Corsica’s lively culture is the product of centuries of maintained customs and richly expressed in music and crafts. The village fair, a showcase for the Corsican way of life with its winemaking tradition going back to antiquity and its gastronomy full of local flavours, is just one way of discovering and learning to love Corsica. And when in the night air you hear the "paghjelle", the traditional three-voice style of singing, it is the proud, fiery Corsican soul music that you are hearing.
Local language or "transformed Italian"?
This question is still the source of heated debates. The reality of the situation, however, is fairly easy to understand. All it takes is a short look at Corsican history. Human occupation of the island certainly dates to 7,000 or 8,000 BC, maybe even earlier. What language did our prehistoric ancestors speak? Unfortunately, we do not have any precise answers to the question, but linguists tell us that it was an old Mediterranean language common to the entire basin. Traces remaining in old place names are the main source of these observations.
By examining the similarities between the names of mountains or rivers in the countries running from the Iberian Peninsula to the Black Sea, identical linguistic bases have been identified.
The Corsican lexicon today still includes some of these very old words: a teppa (the heights), a tozza (rocky hill), u pentone (rock), u ghjacaru (dog), etc. These words are not from Latin, they are much older.
Arrival of the Latin Language
In 260 BC began the Roman colonisation that little by little was to bring the Latin language to the island. It was to replace the old language and its thousands of years of history. Latin transformation was, of course, a slow process that was unequal in different areas: more quickly in the plains, areas of passage and colonisation, much slower in the back country away from the new civilisation. It was nonetheless massive and definitive.
Didorus of Sicily wrote in the 1st Century BC that "the barbarians who live on the island have a strange language that is very difficult to understand", in the 5th Century, at the fall of the Roman Empire, Corsica had undergone profound Romanisation, although it is hard to evaluate it on the linguistic level. Historians think that Latin transformation was complete by 600 or 700 AD.
Little by little, Latin spoken in Corsica was transformed into a Romance Language, the Corsican language, just as the Latin in other regions colonised by Rome gave rise to Portuguese, Spanish or Catalan, Provençal, Tuscan or Sicilian.
The Republic of Pisa and the Genoese Domination
When the Republic of Pisa came to administer Corsica in the 10th Century, the island language was already fully formed. From then on, the economic and cultural exchanges between Corsica and Pisa in the following centuries strengthened the resemblance between Corsican and Tuscan.

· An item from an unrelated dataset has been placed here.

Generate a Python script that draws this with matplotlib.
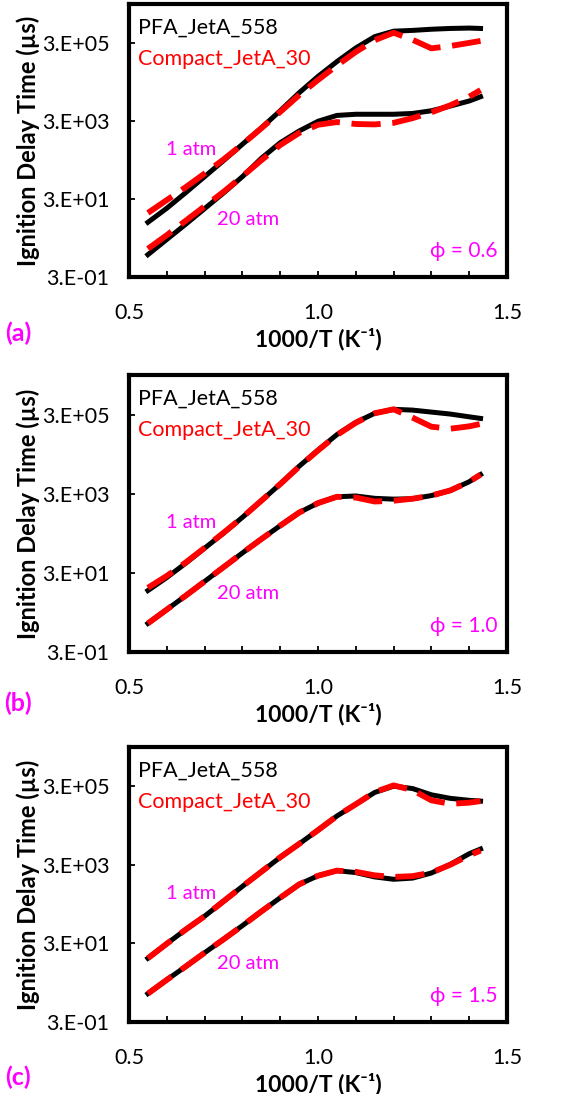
import numpy as np
import matplotlib.pyplot as plt

plt.rcParams["font.family"] = ["Lato", "DejaVu Sans"]

# 1000/T grid (K^-1) and ignition delay times, log10 of microseconds
inv_t = [0.55, 0.60, 0.65, 0.70, 0.75, 0.80, 0.85, 0.90, 0.95, 1.00,
         1.05, 1.10, 1.15, 1.20, 1.25, 1.30, 1.35, 1.40, 1.43]

# (a) phi = 0.6
a_pfa_1 = [0.88, 1.24, 1.64, 2.05, 2.46, 2.88, 3.30, 3.74, 4.20, 4.62,
           5.00, 5.35, 5.64, 5.78, 5.80, 5.83, 5.85, 5.86, 5.85]
a_cmp_1 = [1.12, 1.45, 1.78, 2.13, 2.49, 2.88, 3.29, 3.71, 4.14, 4.53,
           4.90, 5.25, 5.55, 5.74, 5.56, 5.34, 5.40, 5.48, 5.53]
a_pfa_20 = [0.05, 0.44, 0.83, 1.23, 1.63, 2.05, 2.52, 2.92, 3.22, 3.47,
            3.62, 3.65, 3.65, 3.65, 3.67, 3.74, 3.86, 3.99, 4.10]
a_cmp_20 = [0.20, 0.55, 0.92, 1.29, 1.66, 2.06, 2.47, 2.86, 3.17, 3.38,
            3.45, 3.40, 3.39, 3.43, 3.55, 3.70, 3.88, 4.10, 4.27]

# (b) phi = 1.0
b_pfa_1 = [1.03, 1.36, 1.72, 2.10, 2.48, 2.88, 3.30, 3.72, 4.17, 4.58,
           4.97, 5.28, 5.51, 5.61, 5.59, 5.54, 5.49, 5.42, 5.38]
b_cmp_1 = [1.10, 1.40, 1.74, 2.11, 2.49, 2.88, 3.30, 3.72, 4.16, 4.57,
           4.96, 5.27, 5.51, 5.61, 5.40, 5.17, 5.12, 5.18, 5.24]
b_pfa_20 = [0.20, 0.55, 0.90, 1.26, 1.62, 1.98, 2.33, 2.67, 3.00, 3.24,
            3.40, 3.42, 3.36, 3.34, 3.35, 3.43, 3.56, 3.78, 3.96]
b_cmp_20 = [0.20, 0.55, 0.90, 1.26, 1.62, 1.98, 2.33, 2.67, 3.00, 3.24,
            3.40, 3.38, 3.28, 3.30, 3.35, 3.43, 3.56, 3.78, 3.96]

# (c) phi = 1.5
c_pfa_1 = [1.10, 1.47, 1.83, 2.17, 2.55, 2.93, 3.30, 3.67, 4.01, 4.36,
           4.72, 5.02, 5.32, 5.48, 5.42, 5.26, 5.17, 5.12, 5.10]
c_cmp_1 = [1.10, 1.47, 1.83, 2.17, 2.55, 2.93, 3.30, 3.67, 4.01, 4.36,
           4.72, 5.02, 5.33, 5.50, 5.38, 5.12, 5.03, 5.06, 5.10]
c_pfa_20 = [0.20, 0.55, 0.89, 1.24, 1.58, 1.93, 2.29, 2.64, 2.98, 3.20,
            3.33, 3.28, 3.17, 3.11, 3.14, 3.27, 3.49, 3.76, 3.88]
c_cmp_20 = [0.20, 0.55, 0.89, 1.24, 1.58, 1.93, 2.29, 2.64, 2.98, 3.20,
            3.33, 3.30, 3.21, 3.17, 3.19, 3.28, 3.48, 3.72, 3.84]

panels = [
    ("(a)", "ϕ = 0.6", a_pfa_1, a_cmp_1, a_pfa_20, a_cmp_20),
    ("(b)", "ϕ = 1.0", b_pfa_1, b_cmp_1, b_pfa_20, b_cmp_20),
    ("(c)", "ϕ = 1.5", c_pfa_1, c_cmp_1, c_pfa_20, c_cmp_20),
]
ytick_vals = [0.3, 30, 3000, 300000]
ytick_lbls = ["3.E-01", "3.E+01", "3.E+03", "3.E+05"]
xtick_vals = [0.5, 1.0, 1.5]
xtick_lbls = ["0.5", "1.0", "1.5"]

# axes boxes in pixels (top, bottom) and panel label y
boxes = [(4, 277, 333), (375, 652, 703), (747, 1022, 1077)]
W, H = 570, 1094
left, right = 129, 507

fig = plt.figure(figsize=(W / 100, H / 100), dpi=100)
magenta = "#ff00ff"
red = "#ff0000"

for (tag, phi, p1, c1, p20, c20), (top, bot, ly) in zip(panels, boxes):
    ax = fig.add_axes([left / W, 1 - bot / H, (right - left) / W, (bot - top) / H])
    x = np.array(inv_t)
    ax.plot(x, 10 ** np.array(p1), color="black", lw=3.6)
    ax.plot(x, 10 ** np.array(p20), color="black", lw=3.6)
    ax.plot(x, 10 ** np.array(c1), color=red, lw=4.2, ls=(0, (5, 2)))
    ax.plot(x, 10 ** np.array(c20), color=red, lw=4.2, ls=(0, (5, 2)))

    ax.set_yscale("log")
    ax.set_ylim(0.3, 3e6)
    ax.set_xlim(0.5, 1.5)
    ax.set_yticks(ytick_vals)
    ax.set_yticklabels(ytick_lbls)
    ax.yaxis.set_minor_locator(plt.NullLocator())
    ax.set_xticks(xtick_vals)
    ax.set_xticklabels(xtick_lbls)
    ax.set_xticks(np.arange(0.6, 1.45, 0.1), minor=True)
    ax.tick_params(axis="both", which="both", direction="in", length=4, width=1.3,
                   labelsize=15.5, top=False, right=False)
    ax.tick_params(axis="x", which="major", pad=19)
    ax.tick_params(axis="y", which="major", pad=14)
    for s in ax.spines.values():
        s.set_linewidth(3.0)

    ax.set_ylabel("Ignition Delay Time (µs)", fontsize=17, fontweight="bold")
    ax.yaxis.set_label_coords((40 - left) / (right - left), 0.5)
    ax.set_xlabel("1000/T (K⁻¹)", fontsize=16.5, fontweight="bold", labelpad=3)

    ax.text(0.024, 0.915, "PFA_JetA_558", transform=ax.transAxes, fontsize=15.5,
            color="black", va="center", ha="left")
    ax.text(0.024, 0.8, "Compact_JetA_30", transform=ax.transAxes, fontsize=15.5,
            color=red, va="center", ha="left")
    ax.text(0.164, 0.467, "1 atm", transform=ax.transAxes, fontsize=14.5,
            color=magenta, va="center", ha="center")
    ax.text(0.315, 0.212, "20 atm", transform=ax.transAxes, fontsize=14.5,
            color=magenta, va="center", ha="center")
    ax.text(0.976, 0.094, phi, transform=ax.transAxes, fontsize=15,
            color=magenta, va="center", ha="right")
    fig.text(18 / W, 1 - ly / H, tag, fontsize=18, fontweight="bold",
             color=magenta, ha="center", va="center")

fig.savefig("out.png", dpi=100)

In the 14th Century, the island came under Genoese domination, but Tuscan continued to be the official written language in Corsica as it was the prestigious language of authors, poets and artists.
Until the French conquest in 1769, and even after that date until the middle of the 19th Century, Corsican, the local language directly derived from the Latin spoken on the island, was under the influence of the Tuscan language.
Transformation of the Corsican Language
Starting in 1850, France imposed its language in all civil and administrative documents. In 1880, with the beginning of free, secular, obligatory public schooling, in French, the usage of Corsican was counterbalanced. Forbidden in the administration and schools, outlawed and losing its status even among families, the Corsican language quickly lost ground.
In 1890, 1914 and from 1920 to 1940, reactions in defence of the language broke out with Santu Casanova, Saveriu Paoli and Ghjacumu Santu Versini, then among teams of militant writers.
After the Second World War, U Muntese, whose founder was Petru Ciavatti, took up the struggle until 1972, when political and cultural demands led to the founding of an immense protest movement. This "second renaissance" gave rise to a variety of artists, singers, musicians, poets and writers whose main motivation was the passionate defence of a threatened language.